:: TASK PROMPT ::
Write out, word for word, every line from the first one through the line that holds "poly([x0, x1, x1 +", and nothing else; skip the pictures.

:: DATA ::
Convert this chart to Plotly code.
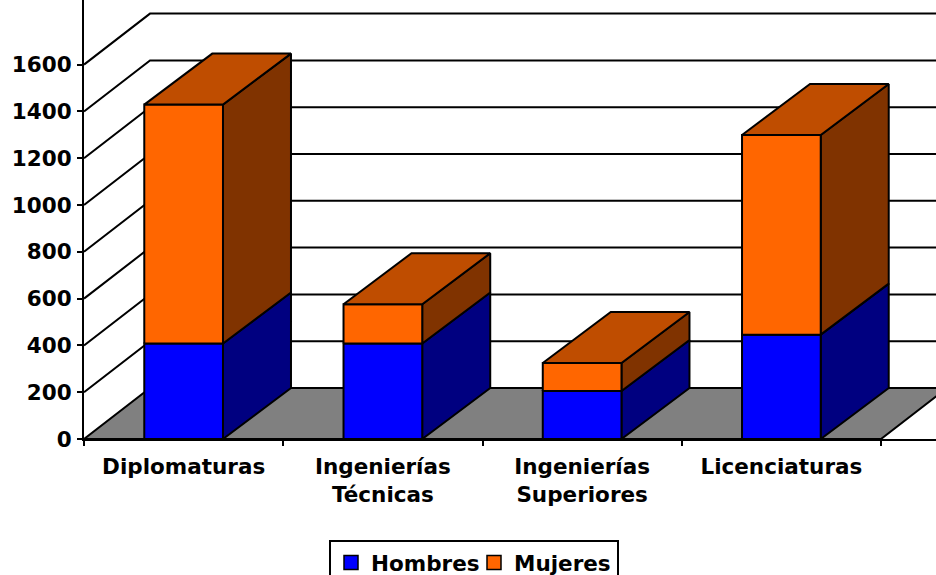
import plotly.graph_objects as go

categories = ["Diplomaturas", "Ingenierías<br>Técnicas", "Ingenierías<br>Superiores", "Licenciaturas"]
hombres = [408, 408, 205, 446]
mujeres = [1021, 168, 120, 853]
y_ticks = [0, 200, 400, 600, 800, 1000, 1200, 1400, 1600]

BLUE, BLUE_SIDE = "#0000FF", "#000080"
ORANGE, ORANGE_TOP, ORANGE_SIDE = "#FF6600", "#BF4D00", "#803300"
FLOOR = "#808080"

PX_X, PX_Y = 199.25, 0.234          # pixels per category, pixels per unit
WALL_DX, BAR_DX, DY = 66 / PX_X, 68 / PX_X, 51 / PX_Y   # oblique depth vector in data units
BAR_W = 0.395
X_MAX = (936 - 84) / PX_X
Y_MAX = 439 / PX_Y
LW = 2
FONT = dict(family="DejaVu Sans, sans-serif", size=21.5, color="black", weight=700)

fig = go.Figure()


def poly(xs, ys, fill=None, width=LW):
    fig.add_trace(go.Scatter(
        x=xs, y=ys, mode="lines", line=dict(color="black", width=width),
        fill="toself" if fill else None, fillcolor=fill,
        showlegend=False, hoverinfo="skip", cliponaxis=False))


def box(x0, x1, v0, v1, front, side, top):
    poly([x1, x1 + BAR_DX, x1 + BAR_DX, x1, x1], [v0, v0 + DY, v1 + DY, v1, v0], side)
    poly([x0, x1, x1, x0, x0], [v0, v0, v1, v1, v0], front)
    if top:
        poly([x0, x1, x1 + BAR_DX, x0 + BAR_DX, x0], [v1, v1, v1 + DY, v1 + DY, v1], top)


# floor
poly([0, 4, 4 + WALL_DX, WALL_DX, 0], [0, 0, DY, DY, 0], FLOOR)
# walls' gridlines
for t in y_ticks[1:]:
    poly([0, WALL_DX, X_MAX + 1], [t, t + DY, t + DY])

# bars
for i in range(len(categories)):
    x0, x1 = i + 0.5 - BAR_W / 2, i + 0.5 + BAR_W / 2
    h, m = hombres[i], mujeres[i]
    box(x0, x1, 0, h, BLUE, BLUE_SIDE, None)
    box(x0, x1, h, h + m, ORANGE, ORANGE_SIDE, ORANGE_TOP)

# legend entries
for name, col in (("Hombres", BLUE), ("Mujeres", ORANGE)):
    fig.add_trace(go.Scatter(
        x=[None], y=[None], mode="markers", name=name,
        marker=dict(symbol="square", size=14, color=col, line=dict(color="black", width=1.5))))

fig.update_layout(
    width=936, height=575, margin=dict(l=84, r=0, t=0, b=136),
    paper_bgcolor="white", plot_bgcolor="white",
    font=FONT,
    showlegend=True,
    legend=dict(orientation="h", xref="container", yref="container",
                x=329 / 936, xanchor="left", y=(575 - 540) / 575, yanchor="top",
                bordercolor="black", borderwidth=2, bgcolor="white", font=FONT,
                itemwidth=30, tracegroupgap=0, entrywidth=98, entrywidthmode="pixels"),
    xaxis=dict(range=[0, X_MAX], tickmode="array",
               tickvals=[i + 0.5 for i in range(len(categories))], ticktext=categories,
               ticks="", showgrid=False, zeroline=False, showline=True, linecolor="black", linewidth=LW,
               tickfont=FONT, ticklabelstandoff=7,
               minor=dict(tickmode="array", tickvals=list(range(len(categories) + 1)),
                          ticks="outside", ticklen=5, tickwidth=LW, tickcolor="black", showgrid=False)),
    yaxis=dict(range=[0, Y_MAX], tickmode="array", tickvals=y_ticks, ticktext=[str(t) for t in y_ticks],
               ticks="outside", ticklen=5, tickwidth=LW, tickcolor="black",
               showgrid=False, zeroline=False, showline=True, linecolor="black", linewidth=LW,
               tickfont=FONT, ticklabelstandoff=1),
)

fig.write_html("out.html", config=dict(displayModeBar=False),
               post_script="document.body.style.margin='0';document.body.style.overflow='hidden';")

:: SOLUTION ::
Convert this chart to Plotly code.
import plotly.graph_objects as go

categories = ["Diplomaturas", "Ingenierías<br>Técnicas", "Ingenierías<br>Superiores", "Licenciaturas"]
hombres = [408, 408, 205, 446]
mujeres = [1021, 168, 120, 853]
y_ticks = [0, 200, 400, 600, 800, 1000, 1200, 1400, 1600]

BLUE, BLUE_SIDE = "#0000FF", "#000080"
ORANGE, ORANGE_TOP, ORANGE_SIDE = "#FF6600", "#BF4D00", "#803300"
FLOOR = "#808080"

PX_X, PX_Y = 199.25, 0.234          # pixels per category, pixels per unit
WALL_DX, BAR_DX, DY = 66 / PX_X, 68 / PX_X, 51 / PX_Y   # oblique depth vector in data units
BAR_W = 0.395
X_MAX = (936 - 84) / PX_X
Y_MAX = 439 / PX_Y
LW = 2
FONT = dict(family="DejaVu Sans, sans-serif", size=21.5, color="black", weight=700)

fig = go.Figure()


def poly(xs, ys, fill=None, width=LW):
    fig.add_trace(go.Scatter(
        x=xs, y=ys, mode="lines", line=dict(color="black", width=width),
        fill="toself" if fill else None, fillcolor=fill,
        showlegend=False, hoverinfo="skip", cliponaxis=False))


def box(x0, x1, v0, v1, front, side, top):
    poly([x1, x1 + BAR_DX, x1 + BAR_DX, x1, x1], [v0, v0 + DY, v1 + DY, v1, v0], side)
    poly([x0, x1, x1, x0, x0], [v0, v0, v1, v1, v0], front)
    if top:
        poly([x0, x1, x1 + BAR_DX, x0 + BAR_DX, x0], [v1, v1, v1 + DY, v1 + DY, v1], top)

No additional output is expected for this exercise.